Only the lines from the one with "Give me the" through the one with "const chart = echarts.init(document.getElementById('chart'))" are to be restated, word for word, with both of them included.

--------------------

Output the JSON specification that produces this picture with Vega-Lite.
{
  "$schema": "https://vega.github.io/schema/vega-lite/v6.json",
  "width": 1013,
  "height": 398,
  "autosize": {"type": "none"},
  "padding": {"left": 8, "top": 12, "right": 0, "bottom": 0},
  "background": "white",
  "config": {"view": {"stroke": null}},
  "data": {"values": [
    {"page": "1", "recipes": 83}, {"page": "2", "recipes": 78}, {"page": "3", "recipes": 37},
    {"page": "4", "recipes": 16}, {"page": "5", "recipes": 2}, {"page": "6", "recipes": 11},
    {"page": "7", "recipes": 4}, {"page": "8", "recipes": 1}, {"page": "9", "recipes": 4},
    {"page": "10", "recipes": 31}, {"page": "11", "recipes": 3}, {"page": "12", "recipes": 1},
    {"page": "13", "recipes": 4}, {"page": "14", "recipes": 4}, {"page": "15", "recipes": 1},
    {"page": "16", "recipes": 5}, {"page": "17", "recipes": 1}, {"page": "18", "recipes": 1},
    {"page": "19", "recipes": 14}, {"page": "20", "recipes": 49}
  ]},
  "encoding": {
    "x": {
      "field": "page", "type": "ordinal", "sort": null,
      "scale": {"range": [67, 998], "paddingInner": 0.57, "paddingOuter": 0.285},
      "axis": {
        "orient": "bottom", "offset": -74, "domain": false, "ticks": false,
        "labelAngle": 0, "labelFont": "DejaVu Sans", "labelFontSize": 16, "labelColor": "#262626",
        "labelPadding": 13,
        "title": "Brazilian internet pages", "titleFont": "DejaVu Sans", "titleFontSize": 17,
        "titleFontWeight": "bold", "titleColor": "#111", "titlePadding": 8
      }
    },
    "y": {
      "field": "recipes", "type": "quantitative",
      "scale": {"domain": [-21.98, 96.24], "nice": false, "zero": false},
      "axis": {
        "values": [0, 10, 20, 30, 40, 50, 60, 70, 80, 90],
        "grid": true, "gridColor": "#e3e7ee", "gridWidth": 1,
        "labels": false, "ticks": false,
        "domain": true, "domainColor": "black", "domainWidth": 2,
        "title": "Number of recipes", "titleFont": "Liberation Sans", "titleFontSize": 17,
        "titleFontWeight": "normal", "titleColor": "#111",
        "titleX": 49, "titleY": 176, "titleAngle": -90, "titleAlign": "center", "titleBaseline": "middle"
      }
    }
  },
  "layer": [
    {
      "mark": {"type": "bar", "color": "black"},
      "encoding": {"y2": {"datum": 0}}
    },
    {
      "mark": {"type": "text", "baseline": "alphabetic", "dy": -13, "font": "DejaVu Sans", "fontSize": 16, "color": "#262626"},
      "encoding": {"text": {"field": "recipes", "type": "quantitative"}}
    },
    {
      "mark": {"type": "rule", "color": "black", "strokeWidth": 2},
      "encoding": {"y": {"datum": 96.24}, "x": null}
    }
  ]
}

--------------------

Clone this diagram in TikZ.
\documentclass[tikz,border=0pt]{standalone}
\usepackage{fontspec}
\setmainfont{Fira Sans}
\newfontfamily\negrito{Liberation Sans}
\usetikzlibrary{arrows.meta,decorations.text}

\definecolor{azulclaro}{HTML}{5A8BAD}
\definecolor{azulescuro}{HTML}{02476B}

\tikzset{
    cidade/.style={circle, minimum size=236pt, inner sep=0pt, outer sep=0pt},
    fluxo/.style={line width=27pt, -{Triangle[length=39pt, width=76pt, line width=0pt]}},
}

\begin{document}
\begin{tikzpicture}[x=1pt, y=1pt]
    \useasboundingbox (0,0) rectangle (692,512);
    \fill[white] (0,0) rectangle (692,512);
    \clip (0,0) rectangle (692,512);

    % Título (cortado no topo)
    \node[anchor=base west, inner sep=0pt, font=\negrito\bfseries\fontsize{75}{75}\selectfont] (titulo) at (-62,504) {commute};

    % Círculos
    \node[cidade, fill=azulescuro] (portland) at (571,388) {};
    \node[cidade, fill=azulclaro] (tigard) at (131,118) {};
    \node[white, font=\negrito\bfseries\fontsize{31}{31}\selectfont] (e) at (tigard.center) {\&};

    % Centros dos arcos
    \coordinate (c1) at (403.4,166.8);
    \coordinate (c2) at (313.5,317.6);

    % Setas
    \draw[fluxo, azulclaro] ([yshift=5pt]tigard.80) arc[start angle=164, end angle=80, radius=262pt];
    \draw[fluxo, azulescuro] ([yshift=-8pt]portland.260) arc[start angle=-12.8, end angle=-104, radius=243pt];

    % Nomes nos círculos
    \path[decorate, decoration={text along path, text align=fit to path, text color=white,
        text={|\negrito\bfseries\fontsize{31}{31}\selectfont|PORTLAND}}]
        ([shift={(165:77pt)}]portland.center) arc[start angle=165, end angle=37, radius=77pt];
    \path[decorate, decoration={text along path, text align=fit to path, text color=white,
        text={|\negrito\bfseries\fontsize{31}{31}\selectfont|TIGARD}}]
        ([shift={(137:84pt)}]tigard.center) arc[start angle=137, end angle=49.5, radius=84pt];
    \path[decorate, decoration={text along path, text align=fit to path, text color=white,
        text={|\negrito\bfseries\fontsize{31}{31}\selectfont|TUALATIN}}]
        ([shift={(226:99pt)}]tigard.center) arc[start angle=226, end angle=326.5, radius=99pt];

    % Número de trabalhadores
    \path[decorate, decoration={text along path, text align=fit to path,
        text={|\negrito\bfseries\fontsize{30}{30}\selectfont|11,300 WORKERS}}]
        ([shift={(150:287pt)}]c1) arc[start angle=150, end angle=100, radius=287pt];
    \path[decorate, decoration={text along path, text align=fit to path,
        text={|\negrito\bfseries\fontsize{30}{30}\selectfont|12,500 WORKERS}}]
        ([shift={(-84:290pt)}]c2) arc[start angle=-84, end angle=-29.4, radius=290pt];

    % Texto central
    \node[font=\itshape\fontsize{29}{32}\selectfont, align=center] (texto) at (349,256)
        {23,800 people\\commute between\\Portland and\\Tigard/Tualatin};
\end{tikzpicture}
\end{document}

--------------------

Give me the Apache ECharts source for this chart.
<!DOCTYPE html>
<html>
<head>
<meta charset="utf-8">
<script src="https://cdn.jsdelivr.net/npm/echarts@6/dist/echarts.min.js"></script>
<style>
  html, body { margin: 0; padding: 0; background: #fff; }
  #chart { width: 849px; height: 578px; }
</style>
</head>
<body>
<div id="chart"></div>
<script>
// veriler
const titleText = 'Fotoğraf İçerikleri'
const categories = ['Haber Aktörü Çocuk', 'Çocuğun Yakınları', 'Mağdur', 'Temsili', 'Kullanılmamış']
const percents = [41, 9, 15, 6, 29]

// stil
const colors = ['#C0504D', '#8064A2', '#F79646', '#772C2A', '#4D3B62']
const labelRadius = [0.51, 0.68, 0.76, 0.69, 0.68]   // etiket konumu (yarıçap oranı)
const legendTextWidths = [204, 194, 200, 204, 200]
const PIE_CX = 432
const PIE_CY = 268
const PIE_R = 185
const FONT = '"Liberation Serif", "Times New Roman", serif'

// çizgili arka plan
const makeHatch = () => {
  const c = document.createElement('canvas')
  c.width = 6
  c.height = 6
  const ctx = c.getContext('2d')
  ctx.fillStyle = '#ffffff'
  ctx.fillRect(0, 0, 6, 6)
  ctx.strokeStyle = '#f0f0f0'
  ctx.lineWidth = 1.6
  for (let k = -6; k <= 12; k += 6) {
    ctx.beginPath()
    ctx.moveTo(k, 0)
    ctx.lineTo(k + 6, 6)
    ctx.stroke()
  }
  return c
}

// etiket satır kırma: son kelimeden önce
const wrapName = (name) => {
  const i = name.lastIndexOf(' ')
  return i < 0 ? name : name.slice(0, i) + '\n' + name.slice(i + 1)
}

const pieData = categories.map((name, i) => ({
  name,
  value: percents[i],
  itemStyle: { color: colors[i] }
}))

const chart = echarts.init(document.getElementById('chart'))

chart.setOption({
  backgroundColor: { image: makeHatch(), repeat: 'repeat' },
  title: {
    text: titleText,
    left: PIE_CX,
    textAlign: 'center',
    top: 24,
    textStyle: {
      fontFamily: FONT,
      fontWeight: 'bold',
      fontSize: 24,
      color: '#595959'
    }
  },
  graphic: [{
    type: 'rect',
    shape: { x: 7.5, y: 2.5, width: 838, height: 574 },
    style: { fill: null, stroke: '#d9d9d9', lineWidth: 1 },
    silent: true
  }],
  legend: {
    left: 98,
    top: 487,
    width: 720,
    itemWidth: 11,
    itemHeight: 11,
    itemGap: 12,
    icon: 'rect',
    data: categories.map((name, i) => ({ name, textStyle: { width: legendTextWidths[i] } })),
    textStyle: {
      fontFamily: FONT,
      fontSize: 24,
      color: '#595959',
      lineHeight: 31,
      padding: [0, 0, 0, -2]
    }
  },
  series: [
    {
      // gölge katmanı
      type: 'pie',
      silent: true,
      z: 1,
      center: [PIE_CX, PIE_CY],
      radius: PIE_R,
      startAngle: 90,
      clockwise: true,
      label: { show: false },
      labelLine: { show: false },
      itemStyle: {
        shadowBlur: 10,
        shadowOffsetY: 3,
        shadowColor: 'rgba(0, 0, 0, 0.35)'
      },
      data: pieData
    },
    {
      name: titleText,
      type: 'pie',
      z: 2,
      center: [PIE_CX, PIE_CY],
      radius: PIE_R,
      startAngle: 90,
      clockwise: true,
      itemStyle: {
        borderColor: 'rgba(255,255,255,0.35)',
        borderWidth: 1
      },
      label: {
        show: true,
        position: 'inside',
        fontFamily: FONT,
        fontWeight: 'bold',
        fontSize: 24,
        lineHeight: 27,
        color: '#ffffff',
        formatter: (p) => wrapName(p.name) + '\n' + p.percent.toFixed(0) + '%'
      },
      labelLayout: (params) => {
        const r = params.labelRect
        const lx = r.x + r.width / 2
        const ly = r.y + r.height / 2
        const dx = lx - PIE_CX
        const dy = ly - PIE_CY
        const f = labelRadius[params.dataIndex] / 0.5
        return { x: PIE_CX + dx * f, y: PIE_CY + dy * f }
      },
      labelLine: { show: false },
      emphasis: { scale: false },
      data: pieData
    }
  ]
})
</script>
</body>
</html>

--------------------

▶ _Answer to the task_:
Give me the Apache ECharts source for this chart.
<!DOCTYPE html>
<html>
<head>
<meta charset="utf-8">
<script src="https://cdn.jsdelivr.net/npm/echarts@6/dist/echarts.min.js"></script>
<style>
  html, body { margin: 0; padding: 0; background: #fff; }
  #chart { width: 849px; height: 578px; }
</style>
</head>
<body>
<div id="chart"></div>
<script>
// veriler
const titleText = 'Fotoğraf İçerikleri'
const categories = ['Haber Aktörü Çocuk', 'Çocuğun Yakınları', 'Mağdur', 'Temsili', 'Kullanılmamış']
const percents = [41, 9, 15, 6, 29]

// stil
const colors = ['#C0504D', '#8064A2', '#F79646', '#772C2A', '#4D3B62']
const labelRadius = [0.51, 0.68, 0.76, 0.69, 0.68]   // etiket konumu (yarıçap oranı)
const legendTextWidths = [204, 194, 200, 204, 200]
const PIE_CX = 432
const PIE_CY = 268
const PIE_R = 185
const FONT = '"Liberation Serif", "Times New Roman", serif'

// çizgili arka plan
const makeHatch = () => {
  const c = document.createElement('canvas')
  c.width = 6
  c.height = 6
  const ctx = c.getContext('2d')
  ctx.fillStyle = '#ffffff'
  ctx.fillRect(0, 0, 6, 6)
  ctx.strokeStyle = '#f0f0f0'
  ctx.lineWidth = 1.6
  for (let k = -6; k <= 12; k += 6) {
    ctx.beginPath()
    ctx.moveTo(k, 0)
    ctx.lineTo(k + 6, 6)
    ctx.stroke()
  }
  return c
}

// etiket satır kırma: son kelimeden önce
const wrapName = (name) => {
  const i = name.lastIndexOf(' ')
  return i < 0 ? name : name.slice(0, i) + '\n' + name.slice(i + 1)
}

const pieData = categories.map((name, i) => ({
  name,
  value: percents[i],
  itemStyle: { color: colors[i] }
}))

const chart = echarts.init(document.getElementById('chart'))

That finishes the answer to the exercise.